Master of Heights

Peak Bagging in the High Sierra

Click to read at Backpacking Light Magazine

Independence

It all started with Bob Burd. 

How I first stumbled on his trip reports is a mystery to me, though this holds true for most of my online browsing. I may have been researching used car tires for all I know, but I soon found myself pouring over Bob Burd’s website. 

You see, Bob is among the Sierra’s premiere mountain scramblers—a very specific subset for whom avoiding lethal plunges is a central hallmark of each weekend. Within this cohort, Bob Burd stands peerless, having reached the mythical status of, say, a mountain Gilgamesh. Stories of his exploits are legion, largely because Bob himself broadcasts them in the form of copious, if understated, trip reports. With little more concern than most pay for summiting an escalator, he writes of jaunts up Class 4 chimneys and malicious jags of granite, tackling more altitude in a day than do most commercial airlines.

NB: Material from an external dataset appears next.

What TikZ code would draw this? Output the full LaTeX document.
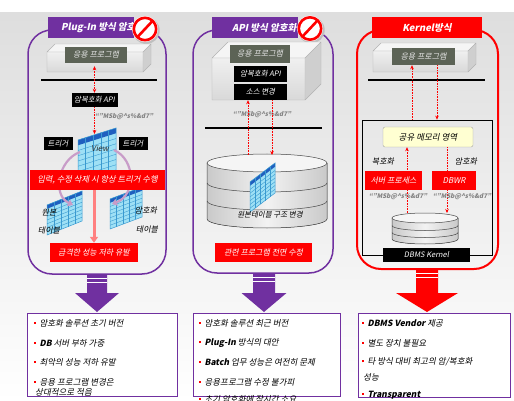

This nonchalance hardly surprised me. Having no background in climbing myself, I had long regarded mountaineers as having, let’s say, a unique psychological makeup. After all, while my love of long-distance hiking was far from what polite society might call a sensible endeavor, it was still many shades more acceptable than this outlandish form of self-dismemberment.

Perhaps the basic irrationality of thru-hiking is concealed by its length—a woman boxes up her apartment, shelves her career, shutters her home-life, and straps a nylon pack atop her shoulders to trudge from Mexico to Canada—the sheer enormity of it defies all comprehension. But watch a man rise in the morning, take leave of his spouse and children, drive several hours to a trailhead, make for the region’s most glaringly unclimbable feature only to scrabble directly up it, and then be home in time for dinner, and one could reasonably assume his neurochemical balance to be that of a late-stage game of Jenga.

All that to say, my fascination with Bob Burd was entirely unexpected. As was the notion I soon developed that I might wander off and scale a peak myself. Or “bag” it, as they say in the parlance, as though it were as simply done as packaging a round of groceries.

So, without any undue research, or much forethought for that matter, I motored out to Onion Valley and made a run on Independence Peak. Despite my best intentions, I found myself stymied midway up the mountain by the sudden realization that I very much valued survival. Whatever Bob Burd had confronted during his climbs in the Sierra, it was nothing like the murderous ramps of scree that I encountered.

“Yeah, there’s a Burd-factor, I call it. When you read his trip reports, you’ve gotta check your expectations.” 

This from Jason, whom I met in the parking lot of Onion Valley. We were both recuperating from long days in the mountains—though Jason’s far more successful—on our car’s respective bumpers while eating bland meals of Ramen. I told him of my trials on Independence Peak. Oh yeah, sure. Independence. Jason knew it well. In fact, he seemed intimately familiar with every rock in the Sierra. He dragged a cuff across his lips to sponge the excess broth and then fashioned a mountain of his open hand, indicating across a knuckle precisely where I had blundered. 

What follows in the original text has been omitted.